In a statement received by ST on Thursday, April said it is not affiliated to MPL and has not sourced fibre from the company since February last year (2015).
"With the recent Supreme Court decision, we confirm that April will immediately terminate its supplier contract with MPL and will not contract with MPL in the future," a company spokesman said.
After the devastating haze last year which affected millions in South-east Asia, the Indonesian government has been getting tough on firms, mostly palm oil and pulpwood companies believed to be using illegal slash- and-burn techniques to clear land.
The latest ruling follows a similar victory for the ministry against a corporation earlier this year.
In August, pulpwood firm Bumi Mekar Hijau (BMH), which supplies products to Indonesia's Sinar Mas Group, was found guilty of setting fires to clear land in 2014 and ordered to pay 78.5 billion rupiah (S$8 million) in damages.
Green groups said they appreciated the court's verdict although it took some years.
"Indeed, the price of environmental damage is not cheap.

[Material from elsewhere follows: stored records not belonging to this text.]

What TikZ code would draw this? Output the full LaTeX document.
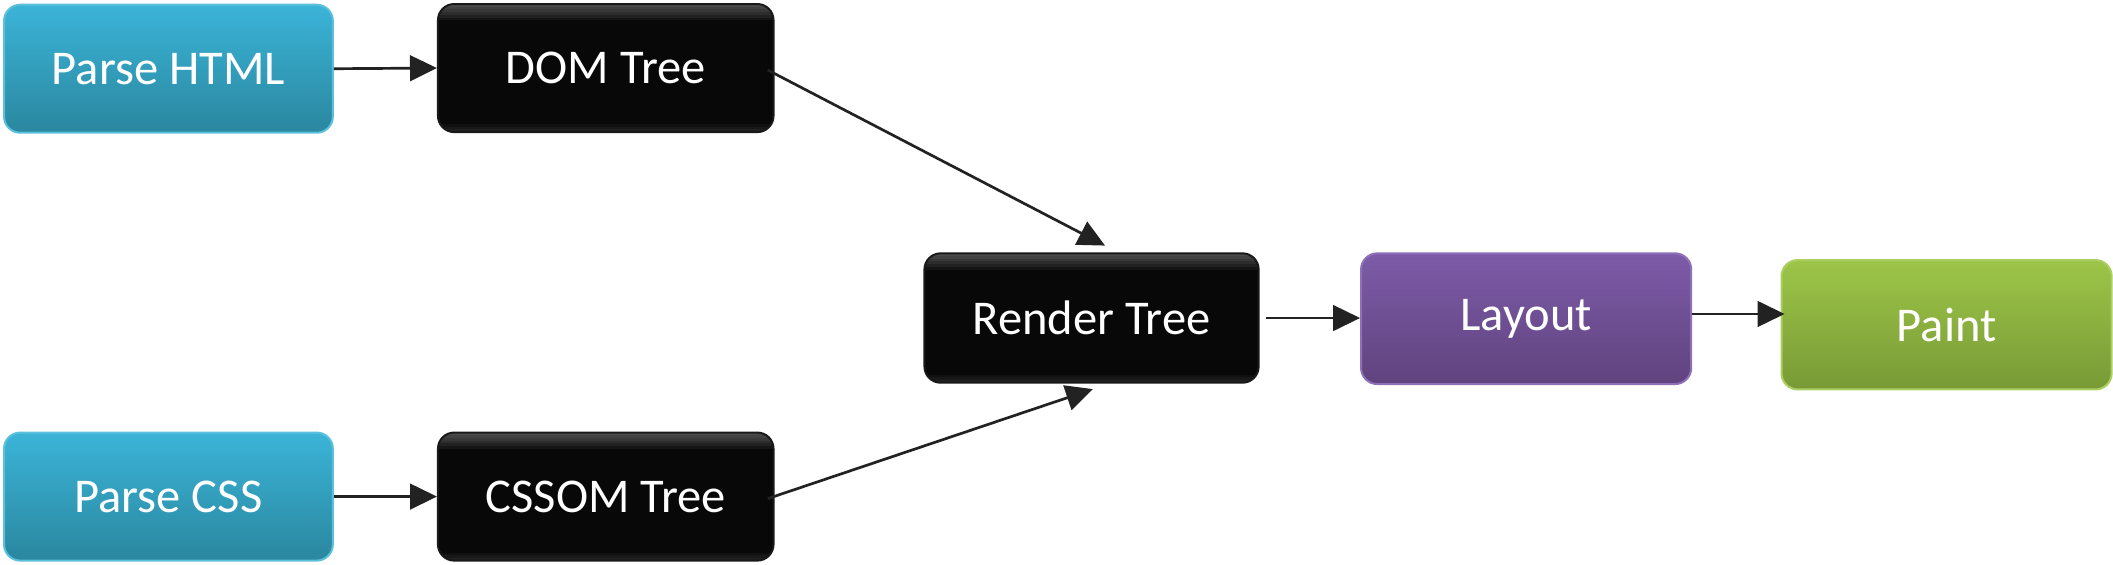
\documentclass[tikz,border=0pt]{standalone}
\usepackage{fontspec}
\setmainfont{Carlito}
\usetikzlibrary{arrows.meta}
\definecolor{cyanTop}{HTML}{3BB4D8}
\definecolor{cyanBot}{HTML}{2A879F}
\definecolor{cyanEdge}{HTML}{5CC0DC}
\definecolor{purTop}{HTML}{7D5BA8}
\definecolor{purBot}{HTML}{60437E}
\definecolor{purEdge}{HTML}{8E70B8}
\definecolor{grnTop}{HTML}{9DC548}
\definecolor{grnBot}{HTML}{789A36}
\definecolor{grnEdge}{HTML}{AACE62}
\definecolor{arrowc}{HTML}{222222}
\tikzset{
  box/.style={rounded corners=12pt, text=white, font=\fontsize{36}{40}\selectfont, inner sep=0pt, line width=1.5pt},
  cyanbox/.style={box, draw=cyanEdge, top color=cyanTop, bottom color=cyanBot, minimum width=244pt, minimum height=95pt},
  blackbox/.style={box, draw=black!90, fill=black!97, minimum width=249pt, minimum height=95pt,
    path picture={
      \foreach \h in {2,4,6,8,10,12}{
        \fill[white, opacity=0.055, sharp corners] (path picture bounding box.north west) rectangle ([yshift=-\h pt]path picture bounding box.north east);
      }
      \foreach \h in {2,4,6}{
        \fill[white, opacity=0.035, sharp corners] (path picture bounding box.south west) rectangle ([yshift=\h pt]path picture bounding box.south east);
      }
    }},
  purbox/.style={box, draw=purEdge, top color=purTop, bottom color=purBot, minimum width=245pt, minimum height=97pt},
  grnbox/.style={box, draw=grnEdge, top color=grnTop, bottom color=grnBot, minimum width=245pt, minimum height=96pt},
  flow/.style={draw=arrowc, line width=2pt, -{Triangle[length=20pt,width=19pt]}}
}
\begin{document}
\begin{tikzpicture}[x=1pt,y=-1pt]
\useasboundingbox (0,0) rectangle (1568,419);
\node[cyanbox] (phtml) at (125,51) {Parse HTML};
\node[blackbox] (dom) at (449.5,50.5) {DOM Tree};
\node[blackbox, minimum width=248pt, minimum height=96pt] (render) at (810,236) {Render Tree};
\node[purbox] (layout) at (1132.5,236.5) {Layout};
\node[grnbox] (paint) at (1444.5,241) {Paint};
\node[cyanbox] (pcss) at (125,368.5) {Parse CSS};
\node[blackbox] (cssom) at (449.5,368.5) {CSSOM Tree};

\draw[flow] (phtml.east) -- (dom.west);
\draw[flow] (pcss.east) -- (cssom.west);
\draw[flow] ([xshift=-5pt,yshift=-1.5pt]dom.east) -- ([xshift=10pt,yshift=5pt]render.north);
\draw[flow] ([xshift=-5pt,yshift=-1.5pt]cssom.east) -- ([xshift=1pt,yshift=-4pt]render.south);
\draw[flow] ([xshift=5pt]render.east) -- (layout.west |- render.east);
\coordinate (lp) at ([yshift=3.5pt]layout.east);
\draw[flow] (lp) -- ([xshift=3pt]lp -| paint.west);
\end{tikzpicture}
\end{document}
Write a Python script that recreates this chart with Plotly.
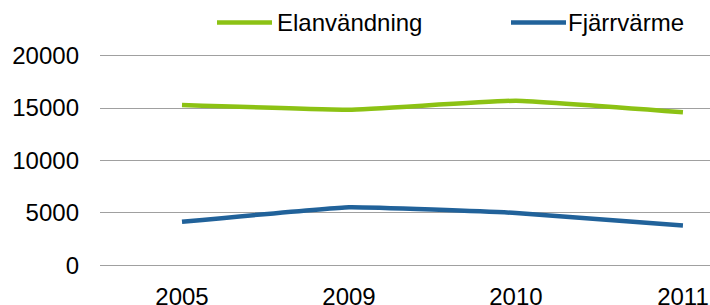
import plotly.graph_objects as go

years = ["2005", "2009", "2010", "2011"]
series_names = ["Elanvändning", "Fjärrvärme"]
elanvandning = [15300, 14850, 15700, 14600]
fjarrvarme = [4150, 5550, 5000, 3800]
y_ticks = [0, 5000, 10000, 15000, 20000]

colors = ["#8CC214", "#21629A"]
FONT = "Liberation Sans, Arial, sans-serif"

fig = go.Figure()
for name, vals, col in zip(series_names, [elanvandning, fjarrvarme], colors):
    fig.add_trace(go.Scatter(
        x=years, y=vals, name=name, mode="lines",
        line=dict(color=col, width=4.5, shape="spline", smoothing=0.3),
        showlegend=False,
    ))

# plot area geometry in pixels (for the hand-drawn legend in paper coords)
L, W = 100, 610
B, H = 268.3, 215
def px(x):
    return (x - L) / W
def py(y):
    return (B - y) / H

legend_items = [(217, 272, 275), (511, 566, 566)]
for (x0, x1, tx), name, col in zip(legend_items, series_names, colors):
    fig.add_shape(type="line", xref="paper", yref="paper",
                  x0=px(x0), x1=px(x1), y0=py(22.7), y1=py(22.7),
                  line=dict(color=col, width=4.5))
    fig.add_annotation(xref="paper", yref="paper", x=px(tx), y=py(23),
                       text=name, showarrow=False, xanchor="left", yanchor="middle",
                       font=dict(family=FONT, size=24, color="#000000"))

fig.update_xaxes(
    type="category", range=[-0.491, 3.162],
    showgrid=False, zeroline=False, showline=False, automargin=False,
    ticks="", tickfont=dict(family=FONT, size=24, color="#000000"),
    ticklabelstandoff=12,
)
fig.update_yaxes(
    range=[-250, 20250], tickvals=y_ticks, ticktext=[str(v) for v in y_ticks],
    showgrid=True, gridcolor="#A0A0A0", gridwidth=1.2,
    zeroline=False, showline=False, ticks="", automargin=False,
    tickfont=dict(family=FONT, size=24, color="#000000"),
    ticklabelstandoff=20,
)
fig.update_layout(
    width=710, height=305,
    margin=dict(l=100, r=0, t=53.3, b=36.7, pad=0),
    paper_bgcolor="white", plot_bgcolor="white",
    font=dict(family=FONT, size=24, color="#000000"),
)
fig.write_html("out.html", config={"displayModeBar": False},
               post_script="document.body.style.margin='0';")
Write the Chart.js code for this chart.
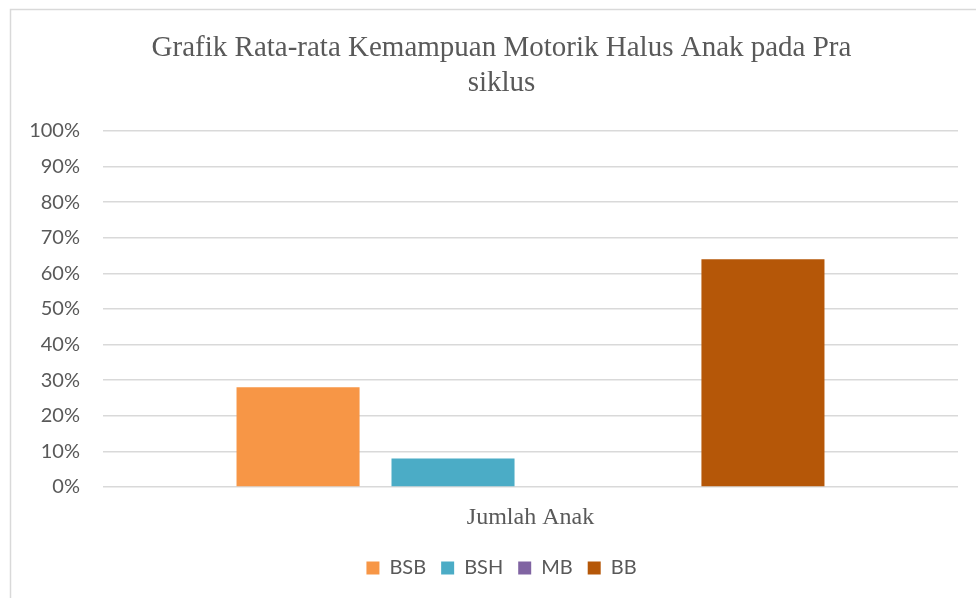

The sum commensurated with the damage done," said coordinator Woro Supartinah of local group Jikalahari.
But more importantly, the ministry must ensure that the firm does not try to delay payments and should evaluate or revoke its current permit, Ms Yaya Nur Hidayati, executive director of Indonesian Forum for the Environment (Walhi), told ST.
She said the penalties "must be swiftly executed" to ensure that the law is enforced against the perpetrator and the punishment has a deterrent effect, she said.